┌─ DATA PROVIDED
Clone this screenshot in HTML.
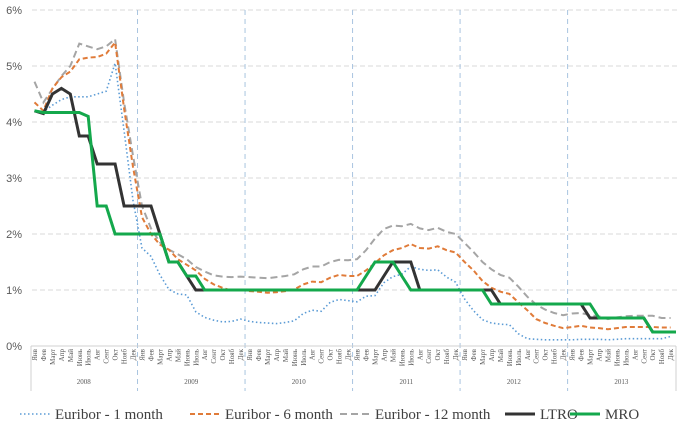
<!DOCTYPE html>
<html><head><meta charset="utf-8"><style>
html,body{margin:0;padding:0;background:#fff;}
svg{display:block;}
</style></head><body>
<svg id="c" width="685" height="437" xmlns="http://www.w3.org/2000/svg" font-family="Liberation Serif, serif"></svg>
<script>
const s=document.getElementById('c');
let h='';
const X=i=>30+(i+0.5)*8.96, Y=v=>346-v*56;
// grid
for(let k=1;k<=6;k++){h+=`<line x1="32" x2="677" y1="${Y(k)}" y2="${Y(k)}" stroke="#d9d9d9" stroke-dasharray="5,3"/>`;}
for(let k=0;k<=6;k++){h+=`<text x="22" y="${Y(k)+4}" font-size="11" fill="#595959" text-anchor="end" font-family="Liberation Sans, sans-serif">${k}%</text>`;}
for(let y=1;y<6;y++){const x=30+y*12*8.96;h+=`<line x1="${x}" x2="${x}" y1="10" y2="391" stroke="#a9c4e0" stroke-dasharray="5,4"/>`;}
h+=`<line x1="31" x2="676" y1="346" y2="346" stroke="#d0d0d0"/>`;
h+=`<line x1="31" x2="31" y1="346" y2="391" stroke="#d0d0d0"/><line x1="676" x2="676" y1="346" y2="391" stroke="#d0d0d0"/>`;
const M=['Янв','Фев','Март','Апр','Май','Июнь','Июль','Авг','Сент','Окт','Нояб','Дек'];
for(let i=0;i<72;i++){h+=`<text transform="translate(${X(i)+2.5},349) rotate(-90)" font-size="7" fill="#595959" text-anchor="end">${M[i%12]}</text>`;}
for(let y=0;y<6;y++){h+=`<text x="${30+(y*12+6)*8.96}" y="384" font-size="7" fill="#595959" text-anchor="middle">${2008+y}</text>`;}
const m1=[4.2,4.18,4.3,4.4,4.45,4.45,4.45,4.5,4.55,5.05,3.84,2.6, 1.75,1.6,1.27,1.01,0.93,0.91,0.61,0.51,0.46,0.43,0.44,0.48, 0.44,0.42,0.41,0.40,0.42,0.45,0.58,0.64,0.62,0.78,0.83,0.81, 0.79,0.89,0.90,1.13,1.24,1.28,1.42,1.37,1.35,1.36,1.23,1.14, 0.84,0.63,0.47,0.41,0.39,0.38,0.22,0.13,0.12,0.11,0.11,0.11, 0.11,0.12,0.12,0.12,0.11,0.12,0.13,0.13,0.13,0.13,0.13,0.17];
const m6=[4.35,4.2,4.6,4.8,4.9,5.12,5.15,5.16,5.22,5.42,4.24,3.2, 2.3,2.0,1.81,1.72,1.55,1.45,1.35,1.2,1.1,1.04,0.99,1.0, 0.98,0.97,0.95,0.96,0.98,1.01,1.1,1.15,1.14,1.22,1.27,1.25, 1.25,1.35,1.48,1.62,1.71,1.75,1.82,1.75,1.74,1.78,1.71,1.67, 1.5,1.35,1.16,1.04,0.97,0.93,0.78,0.64,0.48,0.41,0.36,0.32, 0.34,0.36,0.33,0.32,0.3,0.32,0.34,0.34,0.34,0.34,0.33,0.33];
const m12=[4.72,4.35,4.59,4.82,5.0,5.4,5.35,5.3,5.35,5.48,4.35,3.4, 2.5,2.1,1.85,1.72,1.64,1.55,1.41,1.33,1.26,1.24,1.23,1.24, 1.23,1.22,1.21,1.23,1.25,1.28,1.37,1.42,1.42,1.5,1.54,1.53, 1.55,1.71,1.92,2.09,2.15,2.14,2.18,2.1,2.07,2.11,2.04,2.0, 1.84,1.68,1.5,1.37,1.27,1.22,1.06,0.88,0.74,0.65,0.59,0.55, 0.58,0.59,0.55,0.53,0.48,0.51,0.53,0.54,0.54,0.54,0.5,0.5];
const lt=[4.2,4.15,4.5,4.6,4.5,3.75,3.75,3.25,3.25,3.25,2.5,2.5, 2.5,2.5,2.0,1.5,1.5,1.25,1.0,1.0];
while(lt.length<38)lt.push(1.0);
lt.push(1.0,1.25,1.5,1.5,1.5,1.0);while(lt.length<52)lt.push(1.0);
while(lt.length<62)lt.push(0.75);while(lt.length<69)lt.push(0.5);while(lt.length<72)lt.push(0.25);
const mr=[4.2,4.17,4.17,4.17,4.17,4.17,4.1,2.5,2.5,2.0,2.0,2.0, 2.0,2.0,2.0,1.5,1.5,1.25,1.25,1.0];
while(lt.length>mr.length&&mr.length<37)mr.push(1.0);
mr.push(1.25,1.5,1.5,1.5,1.25,1.0);while(mr.length<51)mr.push(1.0);
while(mr.length<63)mr.push(0.75);while(mr.length<69)mr.push(0.5);while(mr.length<72)mr.push(0.25);
const P=(a,st)=>{let d=a.map((v,i)=>(i?'L':'M')+X(i).toFixed(1)+','+Y(v).toFixed(1)).join('');if(st.includes('ext'))d+='L676,'+Y(a[71]);return `<path d="${d}" fill="none" ${st.replace('ext','')}/>`;};
h+=P(m1,'stroke="#5b9bd5" stroke-width="1.6" stroke-dasharray="1.5,2.5"');
h+=P(m12,'stroke="#a5a5a5" stroke-width="2" stroke-dasharray="7,4"');
h+=P(m6,'stroke="#e07b39" stroke-width="2" stroke-dasharray="5,3"');
h+=P(lt,'stroke="#333333" stroke-width="3" ext');
h+=P(mr,'stroke="#14a84c" stroke-width="3" ext');
// legend
const L=[[20,'Euribor - 1 month','stroke="#5b9bd5" stroke-width="1.6" stroke-dasharray="1.5,2.5"'],[190,'Euribor - 6 month','stroke="#e07b39" stroke-width="2" stroke-dasharray="5,3"'],[340,'Euribor - 12 month','stroke="#a5a5a5" stroke-width="2" stroke-dasharray="7,4"'],[505,'LTRO','stroke="#333" stroke-width="3"'],[570,'MRO','stroke="#14a84c" stroke-width="3"']];
for(const [x,t,st] of L){h+=`<line x1="${x}" x2="${x+30}" y1="414" y2="414" ${st}/><text x="${x+35}" y="419" font-size="15" fill="#404040">${t}</text>`;}
s.innerHTML=h;
</script>
</body></html>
└─
**DIRECTIONS FOR THIS TASK:** Output the data exactly. Pictures don't belong in the result.

**PROBLEM SOLUTION:**
Clone this screenshot in HTML.
<!DOCTYPE html>
<html><head><meta charset="utf-8"><style>
html,body{margin:0;padding:0;background:#fff;}
svg{display:block;}
</style></head><body>
<svg id="c" width="685" height="437" xmlns="http://www.w3.org/2000/svg" font-family="Liberation Serif, serif"></svg>
<script>
const s=document.getElementById('c');
let h='';
const X=i=>30+(i+0.5)*8.96, Y=v=>346-v*56;
// grid
for(let k=1;k<=6;k++){h+=`<line x1="32" x2="677" y1="${Y(k)}" y2="${Y(k)}" stroke="#d9d9d9" stroke-dasharray="5,3"/>`;}
for(let k=0;k<=6;k++){h+=`<text x="22" y="${Y(k)+4}" font-size="11" fill="#595959" text-anchor="end" font-family="Liberation Sans, sans-serif">${k}%</text>`;}
for(let y=1;y<6;y++){const x=30+y*12*8.96;h+=`<line x1="${x}" x2="${x}" y1="10" y2="391" stroke="#a9c4e0" stroke-dasharray="5,4"/>`;}
h+=`<line x1="31" x2="676" y1="346" y2="346" stroke="#d0d0d0"/>`;
h+=`<line x1="31" x2="31" y1="346" y2="391" stroke="#d0d0d0"/><line x1="676" x2="676" y1="346" y2="391" stroke="#d0d0d0"/>`;
const M=['Янв','Фев','Март','Апр','Май','Июнь','Июль','Авг','Сент','Окт','Нояб','Дек'];
for(let i=0;i<72;i++){h+=`<text transform="translate(${X(i)+2.5},349) rotate(-90)" font-size="7" fill="#595959" text-anchor="end">${M[i%12]}</text>`;}
for(let y=0;y<6;y++){h+=`<text x="${30+(y*12+6)*8.96}" y="384" font-size="7" fill="#595959" text-anchor="middle">${2008+y}</text>`;}
const m1=[4.2,4.18,4.3,4.4,4.45,4.45,4.45,4.5,4.55,5.05,3.84,2.6, 1.75,1.6,1.27,1.01,0.93,0.91,0.61,0.51,0.46,0.43,0.44,0.48, 0.44,0.42,0.41,0.40,0.42,0.45,0.58,0.64,0.62,0.78,0.83,0.81, 0.79,0.89,0.90,1.13,1.24,1.28,1.42,1.37,1.35,1.36,1.23,1.14, 0.84,0.63,0.47,0.41,0.39,0.38,0.22,0.13,0.12,0.11,0.11,0.11, 0.11,0.12,0.12,0.12,0.11,0.12,0.13,0.13,0.13,0.13,0.13,0.17];
const m6=[4.35,4.2,4.6,4.8,4.9,5.12,5.15,5.16,5.22,5.42,4.24,3.2, 2.3,2.0,1.81,1.72,1.55,1.45,1.35,1.2,1.1,1.04,0.99,1.0, 0.98,0.97,0.95,0.96,0.98,1.01,1.1,1.15,1.14,1.22,1.27,1.25, 1.25,1.35,1.48,1.62,1.71,1.75,1.82,1.75,1.74,1.78,1.71,1.67, 1.5,1.35,1.16,1.04,0.97,0.93,0.78,0.64,0.48,0.41,0.36,0.32, 0.34,0.36,0.33,0.32,0.3,0.32,0.34,0.34,0.34,0.34,0.33,0.33];
const m12=[4.72,4.35,4.59,4.82,5.0,5.4,5.35,5.3,5.35,5.48,4.35,3.4, 2.5,2.1,1.85,1.72,1.64,1.55,1.41,1.33,1.26,1.24,1.23,1.24, 1.23,1.22,1.21,1.23,1.25,1.28,1.37,1.42,1.42,1.5,1.54,1.53, 1.55,1.71,1.92,2.09,2.15,2.14,2.18,2.1,2.07,2.11,2.04,2.0, 1.84,1.68,1.5,1.37,1.27,1.22,1.06,0.88,0.74,0.65,0.59,0.55, 0.58,0.59,0.55,0.53,0.48,0.51,0.53,0.54,0.54,0.54,0.5,0.5];
const lt=[4.2,4.15,4.5,4.6,4.5,3.75,3.75,3.25,3.25,3.25,2.5,2.5, 2.5,2.5,2.0,1.5,1.5,1.25,1.0,1.0];
while(lt.length<38)lt.push(1.0);
lt.push(1.0,1.25,1.5,1.5,1.5,1.0);while(lt.length<52)lt.push(1.0);
while(lt.length<62)lt.push(0.75);while(lt.length<69)lt.push(0.5);while(lt.length<72)lt.push(0.25);
const mr=[4.2,4.17,4.17,4.17,4.17,4.17,4.1,2.5,2.5,2.0,2.0,2.0, 2.0,2.0,2.0,1.5,1.5,1.25,1.25,1.0];
while(lt.length>mr.length&&mr.length<37)mr.push(1.0);
mr.push(1.25,1.5,1.5,1.5,1.25,1.0);while(mr.length<51)mr.push(1.0);
while(mr.length<63)mr.push(0.75);while(mr.length<69)mr.push(0.5);while(mr.length<72)mr.push(0.25);
const P=(a,st)=>{let d=a.map((v,i)=>(i?'L':'M')+X(i).toFixed(1)+','+Y(v).toFixed(1)).join('');if(st.includes('ext'))d+='L676,'+Y(a[71]);return `<path d="${d}" fill="none" ${st.replace('ext','')}/>`;};
h+=P(m1,'stroke="#5b9bd5" stroke-width="1.6" stroke-dasharray="1.5,2.5"');
h+=P(m12,'stroke="#a5a5a5" stroke-width="2" stroke-dasharray="7,4"');
h+=P(m6,'stroke="#e07b39" stroke-width="2" stroke-dasharray="5,3"');
h+=P(lt,'stroke="#333333" stroke-width="3" ext');
h+=P(mr,'stroke="#14a84c" stroke-width="3" ext');
// legend
const L=[[20,'Euribor - 1 month','stroke="#5b9bd5" stroke-width="1.6" stroke-dasharray="1.5,2.5"'],[190,'Euribor - 6 month','stroke="#e07b39" stroke-width="2" stroke-dasharray="5,3"'],[340,'Euribor - 12 month','stroke="#a5a5a5" stroke-width="2" stroke-dasharray="7,4"'],[505,'LTRO','stroke="#333" stroke-width="3"'],[570,'MRO','stroke="#14a84c" stroke-width="3"']];
for(const [x,t,st] of L){h+=`<line x1="${x}" x2="${x+30}" y1="414" y2="414" ${st}/><text x="${x+35}" y="419" font-size="15" fill="#404040">${t}</text>`;}
s.innerHTML=h;
</script>
</body></html>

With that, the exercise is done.